Proposition de loi n° 3060 tendant à garantir l’efficacité des aides personnelles au logement.
A la suite de son adoption en première lecture par la Sénat, a été transmise à l’Assemblée nationale une proposition de loi visant à garantir l'efficacité des aides personnelles au logement. A l’origine, cette proposition de loi contenait quatre mesures : la suppression du non-versement des APL lors du mois de la première demande, dit «mois de carence», l’abrogation du seuil de non-versement des APL, actuellement fixé à 10 euros par mois, le maintien des APL, en cas d’impayés de loyer dans le cadre d’une crise sanitaire, et la ré-indexation des APL sur l’indice de référence des loyers (IRL) en 2020. Le Sénat, suivant les préconisations de sa Commission des affaires économiques, en a retenu deux.
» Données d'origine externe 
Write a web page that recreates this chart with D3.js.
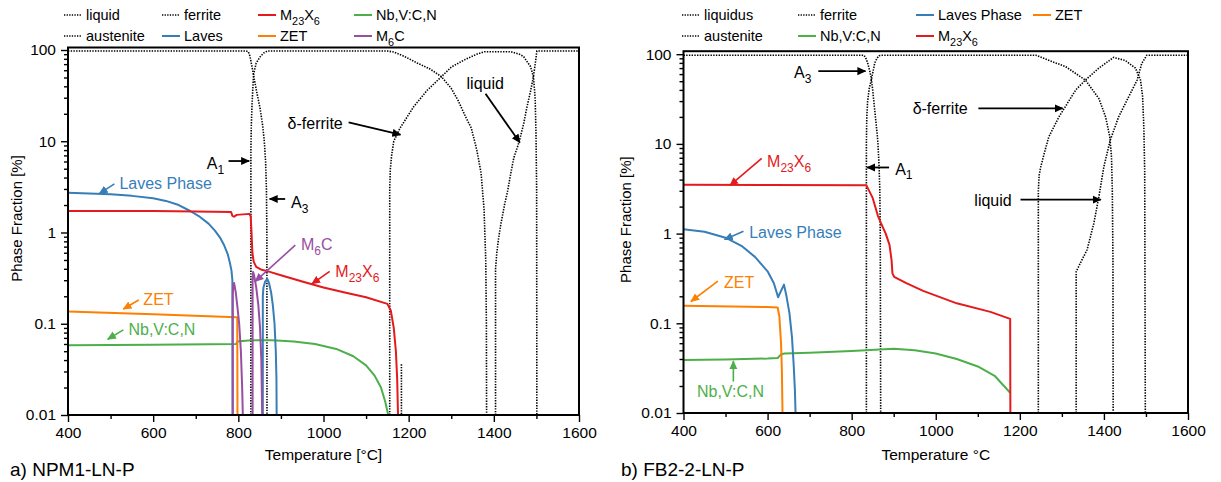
<!DOCTYPE html>
<html><head><meta charset="utf-8">
<script src="https://cdn.jsdelivr.net/npm/d3@7"></script>
<style>
body{margin:0;background:#fff}
svg text{font-family:"Liberation Sans",Arial,Helvetica,sans-serif}
</style></head>
<body><svg id="chart" width="1221" height="482"></svg>
<script>
// ===== Panel a) NPM1-LN-P : [temperature °C, phase fraction %] =====
const aFerrite = [[400,97.5],[818,97.5],[823,96],[826,90],[829,78],[833,62],[836,52],[843,35],[851,23],[857,15],[861,10],[864,6],[866,3],[867,1],[867.3,0.01]];
const aAustenite = [[829.5,0.01],[829.5,8],[830.5,15],[832,24],[834,38],[836,55],[842,72],[851,84],[860,93],[868,97.5],[1150,97.5],[1165,95],[1190,85],[1220,72],[1250,62],[1277,51],[1300,38],[1316,28],[1335,18],[1347,14],[1360,8],[1370,4.5],[1377,1.8],[1381,0.5],[1382.5,0.1],[1383,0.01]];
const aDeltaFerrite = [[1155.5,0.01],[1155.5,3],[1157,5],[1160,7],[1165,10],[1180,14],[1212,24],[1243,36],[1277,51],[1300,65],[1331,78],[1360,90],[1378,95.8],[1440,95.8],[1460,90],[1470,84.5],[1486,66],[1493,51],[1497,30],[1499,12],[1500.5,3],[1501,0.01]];
const aLiquid = [[1404,0.01],[1404,0.4],[1407,0.6],[1411,0.85],[1416,1.2],[1425,2],[1432,2.8],[1440,4.5],[1447,6.6],[1459,9.7],[1470,15.5],[1478,24],[1486,35],[1493,51],[1498,75],[1501,97.5],[1600,97.5]];
const aDottedShort = [[1183,0.036],[1183,0.01]];
const aLaves = [[400,2.72],[450,2.68],[500,2.62],[550,2.52],[600,2.37],[630,2.22],[660,2.0],[687,1.72],[710,1.48],[730,1.25],[745,1.05],[757,0.88],[767,0.72],[775,0.58],[780,0.47],[784,0.38],[786,0.3],[786.5,0.01]];
const aLaves2 = [[857.5,0.01],[857.5,0.2],[859,0.25],[863,0.29],[868,0.31],[872,0.28],[877,0.22],[881,0.16],[885,0.1],[888,0.05],[889.5,0.025],[890,0.01]];
const aM23X6 = [[400,1.72],[600,1.72],[700,1.7],[783,1.68],[786,1.52],[790,1.49],[796,1.56],[826,1.6],[829,1.5],[831,1.0],[833,0.6],[836,0.48],[842,0.42],[855,0.39],[870,0.375],[900,0.34],[950,0.29],[1000,0.25],[1050,0.22],[1100,0.195],[1150,0.165],[1158,0.14],[1165,0.09],[1170,0.05],[1173,0.025],[1175,0.01]];
const aM6C1 = [[787,0.01],[787,0.2],[788,0.27],[790,0.28],[794,0.22],[798,0.15],[802,0.1],[806,0.05],[809,0.02],[810.5,0.01]];
const aM6C2 = [[833.5,0.01],[833.5,0.3],[834.5,0.37],[837,0.34],[842,0.25],[847,0.16],[851,0.09],[854,0.04],[856,0.01]];
const aZET = [[400,0.136],[600,0.127],[795,0.118],[797.5,0.118],[798,0.01]];
const aNbVCN = [[400,0.058],[600,0.059],[795,0.06],[798,0.064],[830,0.066],[880,0.066],[930,0.064],[980,0.06],[1030,0.053],[1070,0.044],[1100,0.035],[1120,0.027],[1135,0.02],[1145,0.014],[1152,0.01]];

// ===== Panel b) FB2-2-LN-P =====
const bFerrite = [[400,97.4],[829,97.4],[833,92],[838,80],[843,65],[846,56],[850,40],[854,26],[858,17],[862,11],[865,6],[867,3],[868,1],[869,0.01]];
const bAustenite = [[835,0.01],[835,10],[836,20],[838,30],[842,42],[847,52],[851,65],[855,80],[860,90],[865,96],[870,97.4],[1238,97.4],[1270,85],[1309,72.6],[1356,51.5],[1388,32],[1404,20],[1414,12],[1418,7.2],[1420,3],[1421.5,0.5],[1422,0.01]];
const bDeltaFerrite = [[1244,0.01],[1244,3],[1246,4.5],[1250,5.6],[1260,8.5],[1269,12],[1293,20],[1333,40],[1356,51.5],[1388,70],[1423,92],[1451,85],[1475,70],[1487,51.5],[1492,34],[1495,15],[1497,5],[1498.5,0.01]];
const bLiquid = [[1334,0.01],[1334,0.376],[1344,0.47],[1360,0.66],[1376,1.3],[1388,2.57],[1400,5.6],[1415,11],[1435,20],[1459,33.6],[1479,51.5],[1490,79],[1502,97.4],[1600,97.4]];
const bLaves = [[400,1.12],[450,1.05],[500,0.9],[540,0.72],[570,0.55],[600,0.38],[615,0.28],[625,0.195],[632,0.23],[639,0.27],[645,0.2],[652,0.13],[658,0.07],[662,0.035],[665,0.018],[666.5,0.01]];
const bZET = [[400,0.157],[600,0.152],[624,0.15],[628,0.12],[632,0.06],[634,0.03],[635.5,0.01]];
const bNbVCN = [[400,0.039],[500,0.0395],[600,0.0405],[624,0.041],[632,0.045],[640,0.046],[700,0.047],[800,0.049],[900,0.052],[950,0.05],[1000,0.046],[1050,0.04],[1100,0.033],[1140,0.026],[1177,0.0168]];
const bM23X6 = [[400,3.5],[600,3.48],[835,3.45],[850,2.5],[862,1.6],[869,1.33],[881,1.0],[890,0.75],[895,0.5],[897,0.36],[901,0.33],[930,0.28],[970,0.23],[1050,0.167],[1130,0.134],[1177,0.112],[1177.5,0.01]];

// ===== axes / legends / labels =====
const xMajorTicks = [400,600,800,1000,1200,1400,1600];
const xMinorTicks = [500,700,900,1100,1300,1500];
const yMajorTicks = [0.01,0.1,1,10,100];
const yTickLabels = ["0.01","0.1","1","10","100"];
const legendA = [["liquid","austenite"],["ferrite","Laves"],["M_{23}X_{6}","ZET"],["Nb,V:C,N","M_{6}C"]];
const legendAKeys = [["dot","dot"],["dot","blue"],["red","orange"],["green","purple"]];
const legendB = [["liquidus","austenite"],["ferrite","Nb,V:C,N"],["Laves Phase","M_{23}X_{6}"],["ZET",null]];
const legendBKeys = [["dot","dot"],["dot","green"],["blue","red"],["orange",null]];

// annotations: [text, colorKey, textT, textV, arrowFromT, fromV, arrowToT, toV]
const notesA = [
 ["A_{1}","dot",726,4.91,777,6.07,825.6,6.07],
 ["A_{3}","dot",923.6,1.85,910,2.33,873.4,2.33],
 ["δ-ferrite","dot",915.7,13.6,1059,16.1,1180.7,11.8],
 ["liquid","dot",1335.9,37.7,1380.5,33.2,1461,9.68],
 ["Laves Phase","blue",520.7,3.0,509,3.41,473.7,2.67],
 ["M_{6}C","purple",947,0.64,933.8,0.727,839.7,0.291],
 ["M_{23}X_{6}","red",1027.8,0.325,1014.5,0.375,973,0.274],
 ["ZET","orange",577,0.161,566,0.182,530,0.145],
 ["Nb,V:C,N","green",541.9,0.0748,530,0.0857,493.3,0.0676]
];
const notesB = [
 ["A_{3}","dot",663,54.5,720.6,64.8,832.9,64.8],
 ["A_{1}","dot",903.4,4.55,889,5.46,836.9,5.46],
 ["δ-ferrite","dot",945,21.3,1101.4,24.9,1301.8,24.9],
 ["liquid","dot",1091.8,2.05,1201.6,2.39,1392.4,2.39],
 ["M_{23}X_{6}","red",598.8,5.56,586,6.9,510.6,3.44],
 ["Laves Phase","blue",556.3,0.897,542.7,1.06,497.8,0.859],
 ["ZET","orange",496.2,0.248,481.8,0.295,417.6,0.175],
 ["Nb,V:C,N","green",432,0.0149,518.6,0.0224,518.6,0.0378]
];

const colors = {red:"#e41a1c",blue:"#377eb8",green:"#4daf4a",orange:"#ff7f00",purple:"#984ea3",dot:"#000"};

const svg = d3.select("#chart");
const defs = svg.append("defs");
Object.entries(colors).forEach(([k,c])=>{
  defs.append("marker").attr("id","ah-"+k).attr("viewBox","0 0 10 10")
    .attr("refX",9).attr("refY",5).attr("markerUnits","userSpaceOnUse")
    .attr("markerWidth",9).attr("markerHeight",9).attr("orient","auto")
    .append("path").attr("d","M0,0.5 L10,5 L0,9.5 Z").attr("fill",c);
});

function rich(sel,str,size){
  const parts = str.split(/(_\{[^}]*\})/).filter(s=>s.length);
  let sub=false;
  parts.forEach(p=>{
    if(p.startsWith("_{")){
      sel.append("tspan").attr("dy",size*0.3).attr("font-size",size*0.75).text(p.slice(2,-1));
      sub=true;
    } else {
      sel.append("tspan").attr("dy",sub?-size*0.3:0).text(p);
      sub=false;
    }
  });
}

const panels = [
 {id:"a", x0:68, x1:579, yTop:50, yBot:415, frameTop:47.5,
  dotted:[aFerrite,aAustenite,aDeltaFerrite,aLiquid,aDottedShort],
  lines:[[aNbVCN,"green"],[aZET,"orange"],[aLaves,"blue"],[aLaves2,"blue"],[aM6C1,"purple"],[aM6C2,"purple"],[aM23X6,"red"]],
  notes:notesA, legend:legendA, legendKeys:legendAKeys, legX:[64,162,258,354], legTextDx:22,
  xlabel:"Temperature [°C]", title:"a) NPM1-LN-P", titleX:10, ylabX:17},
 {id:"b", x0:683.5, x1:1188, yTop:54.2, yBot:413, frameTop:51.2,
  dotted:[bFerrite,bAustenite,bDeltaFerrite,bLiquid],
  lines:[[bNbVCN,"green"],[bZET,"orange"],[bLaves,"blue"],[bM23X6,"red"]],
  notes:notesB, legend:legendB, legendKeys:legendBKeys, legX:[682,798,916,1033], legTextDx:22,
  xlabel:"Temperature °C", title:"b) FB2-2-LN-P", titleX:621, ylabX:626}
];

panels.forEach(p=>{
  const x = d3.scaleLinear().domain([400,1600]).range([p.x0,p.x1]);
  const y = d3.scaleLog().domain([0.01,100]).range([p.yBot,p.yTop]);
  const g = svg.append("g");
  const clipId = "clip-"+p.id;
  defs.append("clipPath").attr("id",clipId).append("rect")
    .attr("x",p.x0).attr("y",p.frameTop).attr("width",p.x1-p.x0).attr("height",p.yBot-p.frameTop);
  const line = d3.line().x(d=>x(d[0])).y(d=>y(d[1]));
  const plot = g.append("g").attr("clip-path",`url(#${clipId})`);
  p.dotted.forEach(s=>plot.append("path").attr("d",line(s)).attr("fill","none")
     .attr("stroke","#000").attr("stroke-width",1.6).attr("stroke-dasharray","1.4,1.3"));
  p.lines.forEach(([s,c])=>plot.append("path").attr("d",line(s)).attr("fill","none")
     .attr("stroke",colors[c]).attr("stroke-width",2).attr("stroke-linejoin","round"));

  // frame
  g.append("rect").attr("x",p.x0).attr("y",p.frameTop).attr("width",p.x1-p.x0).attr("height",p.yBot-p.frameTop)
   .attr("fill","none").attr("stroke","#000").attr("stroke-width",2);

  // x axis
  g.append("g").attr("transform",`translate(0,${p.yBot})`)
    .call(d3.axisBottom(x).tickValues(xMajorTicks).tickSize(7).tickPadding(5).tickFormat(d3.format("d")));
  g.append("g").attr("transform",`translate(0,${p.yBot})`)
    .call(d3.axisBottom(x).tickValues(xMinorTicks).tickSize(4).tickFormat(""));
  // y axis
  g.append("g").attr("transform",`translate(${p.x0},0)`)
    .call(d3.axisLeft(y).tickValues(yMajorTicks).tickSize(7).tickPadding(5).tickFormat((d,i)=>yTickLabels[i]));
  const minor=[]; [0.01,0.1,1,10].forEach(b=>{for(let k=2;k<=9;k++)minor.push(b*k);});
  g.append("g").attr("transform",`translate(${p.x0},0)`)
    .call(d3.axisLeft(y).tickValues(minor).tickSize(4).tickFormat(""));
  g.selectAll(".domain").remove();
  g.selectAll(".tick line").attr("stroke","#000").attr("stroke-width",1.4);
  g.selectAll(".tick text").attr("font-size",15.5).attr("fill","#000")
   .attr("font-family","'Liberation Sans',Arial,sans-serif");

  // axis labels
  g.append("text").attr("x",(p.x0+p.x1)/2).attr("y",460).attr("text-anchor","middle")
   .attr("font-size",15.5).text(p.xlabel);
  g.append("text").attr("transform",`translate(${p.ylabX+5},${(p.yTop+p.yBot)/2-14}) rotate(-90)`)
   .attr("text-anchor","middle").attr("font-size",15).text("Phase Fraction [%]");
  g.append("text").attr("x",p.titleX).attr("y",476).attr("font-size",19)
   .attr("font-family","Lato,'Open Sans',sans-serif").text(p.title);

  // legend
  p.legend.forEach((col,ci)=>col.forEach((name,ri)=>{
    if(!name) return;
    const key = p.legendKeys[ci][ri];
    const ly = ri===0?15:36;
    const lx = p.legX[ci];
    g.append("line").attr("x1",lx).attr("x2",lx+18).attr("y1",ly).attr("y2",ly)
      .attr("stroke",colors[key]).attr("stroke-width",key==="dot"?1.4:2)
      .attr("stroke-dasharray",key==="dot"?"1.3,1.3":null);
    const t = g.append("text").attr("x",lx+p.legTextDx).attr("y",ly+5.2).attr("font-size",14.5);
    rich(t,name,14.5);
  }));

  // annotations
  p.notes.forEach(([txt,ck,tT,tV,fT,fV,toT,toV])=>{
    const c = colors[ck];
    g.append("line").attr("x1",x(fT)).attr("y1",y(fV)).attr("x2",x(toT)).attr("y2",y(toV))
     .attr("stroke",c).attr("stroke-width",ck==="dot"?1.8:1.6).attr("marker-end",`url(#ah-${ck})`);
    const t = g.append("text").attr("x",x(tT)).attr("y",y(tV)).attr("font-size",16).attr("fill",c);
    rich(t,txt,16);
  });
});
</script>
</body></html>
La première mesure conservée concerne la suppression du mois de carence (art. 1er). Le non-versement du premier mois lors de la première demande des APL existe depuis 1995 et permet d’économiser environ de 250 millions d’euros par an. Considérant que cette mesure pénalise un nombre important de personnes, estimé à 1,2 million de ménages chaque année et qu’elle connaît déjà de nombreuses exceptions (au profit des personnes hébergées temporairement et qui accèdent à un véritable logement, de celles qui sont logées en foyer, qui avaient un logement insalubre ou encore qui sortent de la prostitution ou perçoivent les minima sociaux), les sénateurs ont estimé que la suppression de ce mois de carence apparaissait à la fois comme une mesure de simplification et de justice sociale. La seconde mesure conservée a trait à la ré-indexation des APL sur l’IRL (art. 4). Depuis 2017, l’indexation des APL, normalement basée sur l’IRL, a été gelée ou limitée à 0,3 %, aboutissant à une érosion du pouvoir d’achat des ménages les moins favorisés. Malgré les 300 millions d’euros qu’elle permettrait d’économiser sur 2019 et 2020, les sénateurs, se faisant l’écho d’une demande forte des associations de locataires et du mouvement HLM, ont entériné le rétablissement de l’indexation des APL sur l’IRL en 2020,
En revanche, le Sénat n’a pas soutenu les deux autres mesures contenues dans la proposition de loi. A tout d’abord été écartée la disparition du seuil de non-versement de 10 euros. Les sénateurs ont estimé que le seuil de non-versement n’est pas une mesure d’économie mais de gestion. Cette règle touche 17 000 ménages pour un montant d’APL moyen de 60 euros par an, alors que les frais d’instruction d’un dossier par la caisse d’allocations familiales (CAF) sont évalués entre 80 et 90 euros. Par ailleurs, les sénateurs ont souligné que ce seuil a déjà été abaissé, en 2017, de 15 à 10 euros dans le parc privé et dans le parc social, il a été supprimé compte tenu du risque d’un effet cumulé de la baisse des APL et de la réduction de loyer de solidarité (RLS). N’a pas davantage été retenue la disposition visant à maintenir les APL dans le cas d’impayés lors d’une crise sanitaire. Le Sénat a considéré que les dispositifs existant au profit des locataires de bonne foi, qui font face à une baisse de leurs ressources, étaient déjà très complets. En effet, dès lors que le locataire accepte de s’inscrire dans un plan d’apurement et de payer une partie des charges du logement, les APL continueront d’être versées. La loi ALUR, en 2014, puis la loi ELAN, en 2018, ont renforcé les dispositifs de prévention des expulsions en coordonnant les procédures de surendettement avec celles d’expulsion, en renforçant les commissions de coordination des actions de prévention des expulsions (CCAPEX) et en facilitant le recours au droit au logement opposable (DALO). Dès lors, l’ajout du motif de la survenue d’une crise sanitaire pour maintenir les APL, bien que compréhensible, n’est pas apparu juridiquement pertinent car n’apportant pas de droit supplémentaire.